A moderate focal ratio (e.g. below about f/6) is useful for ensuring that telescopes with larger mirrors don't become too long. For example, a 10" f/10 would have a focal length of 2.5 m. That would make it hard to use. Since magnification is defined as telescope focal length divided by eyepiece focal length, a long focal length scope will not produce low power views.

As you might imagine, based on the above there has recently been a push for short focal length telescopes. The advantage being that a large aperture can be housed in a short tube and provide a wide field of view. [Note, that SCTs have short tubes and fast primary mirrors but the focal ratio of the system is long because the secondary mirror isn't flat, but convex. They differ in other ways two and won't go into that now.] Life, as ever, isn't simple. Fast mirrors are harder to make than slower mirrors. Large fast mirrors are particularly hard to make. Consequently, such telescopes can become very expensive. Despite this, there are plenty of mass-produced instruments between f/4.5 and f/5.0 which can be bought at moderate prices and large apertures. Whether the mirror quality drops off for larger, faster, mass-produced scopes is unclear.

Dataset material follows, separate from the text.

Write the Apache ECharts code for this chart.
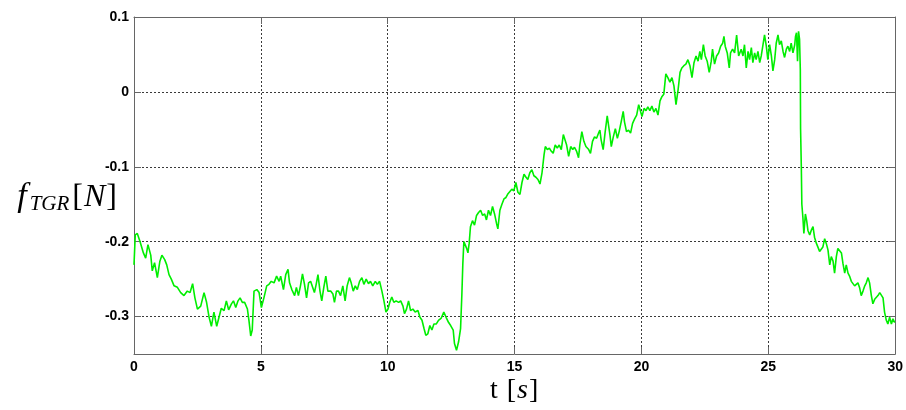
<!DOCTYPE html>
<html>
<head>
<meta charset="utf-8">
<script src="https://cdn.jsdelivr.net/npm/echarts@6/dist/echarts.min.js"></script>
<style>
html,body{margin:0;padding:0;background:#fff;}
#chart{width:906px;height:410px;}
</style>
</head>
<body>
<div id="chart"></div>
<script>
// Time [s] / force [N] samples, by phase
const phaseA = [[0,-0.231],[0.05,-0.191],[0.13,-0.189],[0.24,-0.200],[0.37,-0.215],[0.46,-0.222],[0.55,-0.204],[0.66,-0.218],[0.72,-0.239],[0.81,-0.228],[0.92,-0.248],[1.02,-0.226],[1.10,-0.218],[1.21,-0.224],[1.29,-0.231],[1.38,-0.244],[1.47,-0.250],[1.58,-0.259],[1.71,-0.261],[1.84,-0.268],[1.97,-0.272],[2.10,-0.266],[2.21,-0.268],[2.31,-0.256],[2.40,-0.275],[2.50,-0.290],[2.63,-0.286],[2.76,-0.268],[2.86,-0.281],[2.96,-0.301],[3.05,-0.313],[3.15,-0.294],[3.26,-0.313],[3.35,-0.301],[3.44,-0.289],[3.55,-0.292],[3.64,-0.279],[3.73,-0.291],[3.84,-0.283],[3.92,-0.279],[4.01,-0.288],[4.10,-0.279],[4.18,-0.275],[4.27,-0.281],[4.36,-0.281],[4.47,-0.290],[4.53,-0.305],[4.60,-0.326],[4.66,-0.318],[4.73,-0.266],[4.84,-0.264],[4.93,-0.268],[5.02,-0.288],[5.12,-0.275],[5.23,-0.259],[5.32,-0.257],[5.41,-0.253],[5.52,-0.255],[5.62,-0.246],[5.72,-0.253],[5.78,-0.246],[5.89,-0.264],[5.98,-0.244],[6.07,-0.237]];
const phaseB = [[6.13,-0.255],[6.22,-0.264],[6.33,-0.272],[6.40,-0.261],[6.48,-0.272],[6.56,-0.259],[6.64,-0.243],[6.72,-0.257],[6.80,-0.275],[6.88,-0.255],[6.96,-0.253],[7.04,-0.261],[7.11,-0.268],[7.18,-0.257],[7.25,-0.244],[7.33,-0.266],[7.40,-0.279],[7.48,-0.261],[7.56,-0.246],[7.64,-0.266],[7.75,-0.266],[7.84,-0.270],[7.90,-0.281],[7.98,-0.266],[8.06,-0.266],[8.14,-0.272],[8.23,-0.259],[8.32,-0.279],[8.40,-0.259],[8.49,-0.248],[8.56,-0.255],[8.64,-0.266],[8.72,-0.259],[8.80,-0.264],[8.89,-0.253],[8.98,-0.248],[9.06,-0.257],[9.15,-0.250],[9.24,-0.256],[9.32,-0.253],[9.41,-0.259],[9.51,-0.253],[9.59,-0.257],[9.68,-0.253],[9.77,-0.266],[9.85,-0.279],[9.93,-0.294],[10.01,-0.290],[10.08,-0.281],[10.16,-0.274],[10.24,-0.281],[10.33,-0.279],[10.43,-0.281],[10.51,-0.279],[10.60,-0.286],[10.66,-0.296],[10.74,-0.290],[10.82,-0.279],[10.90,-0.292],[10.99,-0.290],[11.08,-0.294],[11.19,-0.292],[11.27,-0.301],[11.35,-0.305],[11.43,-0.316],[11.50,-0.325],[11.58,-0.323],[11.66,-0.312],[11.74,-0.318],[11.82,-0.310],[11.91,-0.310],[12.00,-0.305]];
const phaseC = [[12.11,-0.302],[12.21,-0.294],[12.30,-0.301],[12.40,-0.308],[12.48,-0.312],[12.53,-0.310],[12.58,-0.318],[12.63,-0.336],[12.71,-0.345],[12.79,-0.334],[12.87,-0.316],[12.92,-0.272],[12.96,-0.229],[13.00,-0.200],[13.05,-0.198],[13.11,-0.209],[13.16,-0.215],[13.21,-0.202],[13.26,-0.180],[13.34,-0.172],[13.42,-0.178],[13.50,-0.165],[13.58,-0.161],[13.66,-0.158],[13.74,-0.165],[13.82,-0.163],[13.89,-0.171],[13.97,-0.158],[14.05,-0.165],[14.13,-0.153],[14.21,-0.163],[14.29,-0.176],[14.34,-0.183],[14.42,-0.158],[14.50,-0.150],[14.58,-0.143],[14.66,-0.141],[14.74,-0.136],[14.81,-0.134],[14.89,-0.130],[14.97,-0.132],[15.05,-0.121],[15.13,-0.134],[15.21,-0.137],[15.29,-0.121],[15.37,-0.110],[15.45,-0.114],[15.52,-0.117],[15.60,-0.108],[15.68,-0.104],[15.76,-0.112],[15.84,-0.114],[15.92,-0.117],[16.00,-0.123],[16.08,-0.108],[16.16,-0.084],[16.21,-0.073],[16.29,-0.077],[16.37,-0.075],[16.44,-0.079],[16.52,-0.082],[16.60,-0.071],[16.68,-0.075],[16.76,-0.071],[16.84,-0.077],[16.92,-0.057],[16.97,-0.055],[17.05,-0.071],[17.13,-0.086],[17.21,-0.073],[17.29,-0.077],[17.36,-0.074],[17.44,-0.079],[17.52,-0.088],[17.57,-0.071],[17.65,-0.053],[17.73,-0.066],[17.81,-0.073],[17.92,-0.077]];
const phaseD = [[17.99,-0.082],[18.07,-0.066],[18.15,-0.060],[18.23,-0.062],[18.31,-0.055],[18.36,-0.051],[18.41,-0.064],[18.49,-0.077],[18.57,-0.053],[18.65,-0.032],[18.70,-0.044],[18.76,-0.058],[18.81,-0.073],[18.89,-0.060],[18.97,-0.049],[19.05,-0.062],[19.12,-0.053],[19.20,-0.040],[19.28,-0.026],[19.33,-0.040],[19.41,-0.053],[19.49,-0.051],[19.57,-0.055],[19.65,-0.042],[19.73,-0.036],[19.81,-0.031],[19.89,-0.017],[19.96,-0.019],[20.02,-0.033],[20.10,-0.022],[20.18,-0.025],[20.25,-0.020],[20.33,-0.025],[20.41,-0.019],[20.49,-0.027],[20.57,-0.022],[20.65,-0.031],[20.73,-0.012],[20.81,-0.006],[20.88,-0.003],[20.96,0.024],[21.04,0.019],[21.12,0.013],[21.20,0.019],[21.28,0.008],[21.36,-0.017],[21.44,0.002],[21.52,0.026],[21.59,0.032],[21.67,0.035],[21.75,0.037],[21.83,0.043],[21.91,0.035],[21.99,0.019],[22.07,0.039],[22.15,0.048],[22.23,0.041],[22.30,0.054],[22.36,0.043],[22.44,0.063],[22.51,0.048],[22.59,0.041],[22.67,0.026],[22.75,0.041],[22.80,0.057],[22.88,0.037],[22.96,0.048],[23.04,0.052],[23.12,0.061],[23.20,0.065],[23.25,0.074],[23.30,0.061],[23.38,0.052],[23.46,0.032],[23.51,0.052],[23.59,0.057],[23.67,0.052],[23.75,0.076],[23.83,0.048]];
const phaseE = [[23.93,0.057],[24.00,0.048],[24.06,0.063],[24.13,0.032],[24.20,0.054],[24.26,0.043],[24.33,0.059],[24.39,0.039],[24.46,0.052],[24.52,0.043],[24.59,0.054],[24.66,0.039],[24.72,0.048],[24.79,0.063],[24.85,0.076],[24.92,0.061],[24.98,0.043],[25.05,0.063],[25.12,0.048],[25.18,0.028],[25.25,0.043],[25.31,0.065],[25.38,0.076],[25.44,0.063],[25.51,0.068],[25.58,0.054],[25.64,0.046],[25.71,0.057],[25.77,0.061],[25.84,0.054],[25.90,0.065],[25.97,0.052],[26.04,0.063],[26.07,0.074],[26.11,0.079],[26.15,0.041],[26.19,0.081],[26.23,0.070],[26.26,0.030],[26.27,-0.049],[26.30,-0.101],[26.32,-0.150],[26.36,-0.167],[26.40,-0.189],[26.46,-0.163],[26.51,-0.172],[26.56,-0.185],[26.63,-0.191],[26.69,-0.185],[26.76,-0.180],[26.82,-0.194],[26.89,-0.202],[26.95,-0.207],[27.02,-0.213],[27.09,-0.215],[27.15,-0.207],[27.22,-0.196],[27.28,-0.202],[27.35,-0.211],[27.42,-0.231],[27.48,-0.220],[27.55,-0.226],[27.61,-0.242],[27.68,-0.220],[27.74,-0.209],[27.81,-0.211],[27.88,-0.215],[27.94,-0.229],[28.01,-0.242],[28.07,-0.231],[28.14,-0.242],[28.20,-0.246],[28.27,-0.253],[28.34,-0.255],[28.40,-0.259],[28.47,-0.257],[28.53,-0.255],[28.60,-0.262],[28.66,-0.272],[28.73,-0.266],[28.80,-0.259],[28.86,-0.255],[28.93,-0.248],[28.99,-0.255],[29.06,-0.272],[29.12,-0.283],[29.19,-0.277],[29.25,-0.279],[29.32,-0.272],[29.39,-0.268],[29.45,-0.268],[29.52,-0.275],[29.58,-0.294],[29.65,-0.305],[29.71,-0.310],[29.78,-0.301],[29.85,-0.310],[29.91,-0.303],[29.98,-0.308]];

const yTicks = [-0.3, -0.2, -0.1, 0, 0.1];
const xTicks = [0, 5, 10, 15, 20, 25, 30];

const signal = phaseA.concat(phaseB, phaseC, phaseD, phaseE);

const frameColor = '#666666';
const gridLine = { show: true, lineStyle: { color: '#3a3a3a', width: 1, type: [2, 2] } };
const tickFont = { fontFamily: 'Liberation Sans, Arial, sans-serif', fontWeight: 'bold', fontSize: 14, color: '#000' };
const serif = 'Liberation Serif, Times New Roman, serif';

const chart = echarts.init(document.getElementById('chart'), null, { renderer: 'canvas' });
chart.setOption({
  animation: false,
  backgroundColor: '#ffffff',
  grid: { left: 134, right: 10, top: 17, bottom: 51, containLabel: false },
  xAxis: [
    {
      type: 'value', position: 'bottom', min: 0, max: 30, interval: 5,
      axisLine: { show: true, onZero: false, lineStyle: { color: frameColor, width: 1 } },
      axisTick: { show: true, inside: true, length: 7, lineStyle: { color: frameColor } },
      axisLabel: Object.assign({ margin: 6 }, tickFont),
      splitLine: gridLine,
      name: '{t|t}{r|[}{i|s}{r|]}',
      nameLocation: 'middle', nameGap: 23, nameMoveOverlap: false,
      nameTextStyle: {
        rich: {
          t: { fontFamily: serif, fontSize: 28, color: '#000', padding: [0, 8, 0, 0] },
          r: { fontFamily: serif, fontSize: 28, color: '#000', padding: [0, 1, 0, 1] },
          i: { fontFamily: serif, fontStyle: 'italic', fontSize: 28, color: '#000' }
        }
      }
    },
    {
      type: 'value', position: 'top', min: 0, max: 30, interval: 5,
      axisLine: { show: true, onZero: false, lineStyle: { color: frameColor, width: 1 } },
      axisTick: { show: true, inside: true, length: 7, lineStyle: { color: frameColor } },
      axisLabel: { show: false },
      splitLine: { show: false }
    }
  ],
  yAxis: [
    {
      type: 'value', position: 'left', min: -0.35, max: 0.1,
      axisLine: { show: true, onZero: false, lineStyle: { color: frameColor, width: 1 } },
      axisTick: { show: true, inside: true, length: 7, lineStyle: { color: frameColor }, customValues: yTicks },
      axisLabel: Object.assign({ margin: 5, customValues: yTicks,
        formatter: v => (Math.abs(v) < 1e-9 ? '0' : v.toFixed(1)) }, tickFont),
      splitLine: gridLine,
      name: '{f|f}{s|TGR}{r|[}{i|N}{r|]}',
      nameLocation: 'middle', nameRotate: 0, nameGap: 16, nameMoveOverlap: false,
      nameTextStyle: {
        padding: [24, 0, 0, 0],
        rich: {
          f: { fontFamily: serif, fontStyle: 'italic', fontSize: 34, color: '#000' },
          s: { fontFamily: serif, fontStyle: 'italic', fontSize: 21, color: '#000', verticalAlign: 'bottom', padding: [8, 2, 0, 3] },
          r: { fontFamily: serif, fontSize: 32, color: '#000', padding: [0, 1, 0, 1] },
          i: { fontFamily: serif, fontStyle: 'italic', fontSize: 32, color: '#000' }
        }
      }
    },
    {
      type: 'value', position: 'right', min: -0.35, max: 0.1,
      axisLine: { show: true, onZero: false, lineStyle: { color: frameColor, width: 1 } },
      axisTick: { show: true, inside: true, length: 7, lineStyle: { color: frameColor }, customValues: yTicks },
      axisLabel: { show: false },
      splitLine: { show: false }
    }
  ],
  series: [
    {
      type: 'line', xAxisIndex: 0, yAxisIndex: 0,
      data: signal, showSymbol: false, symbol: 'none',
      lineStyle: { color: '#00ee00', width: 1.6 },
      z: 5
    }
  ]
});
</script>
</body>
</html>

Mirrors below f/5 or f/5.5 are nowadays considered "fast." Even if you have a very good fast mirror there are other things to consider. The main one is coma. This an aberration inherent to parabolic mirrors: stars away from the center of the field are not focused into a point. At the edges, stars will look like little comets. In the center the view is good. Coma becomes much worse for faster telescopes as it is inversely proportional to the square of the focal ratio. Consequently, you will get less crisp views with a fast telescope unless you also invest in a coma-corrector, which adds "inverse coma" and clears up the field of view. In addition, the depth of focus decreases with fast optics. Although this doesn't alter the views (since everything you're looking at is at infinity), it does mean that you need focus just right. Dual speed focusers become important. Finally, collimation in a fast telescope is more important. If you're off by just a bit, you will notice it.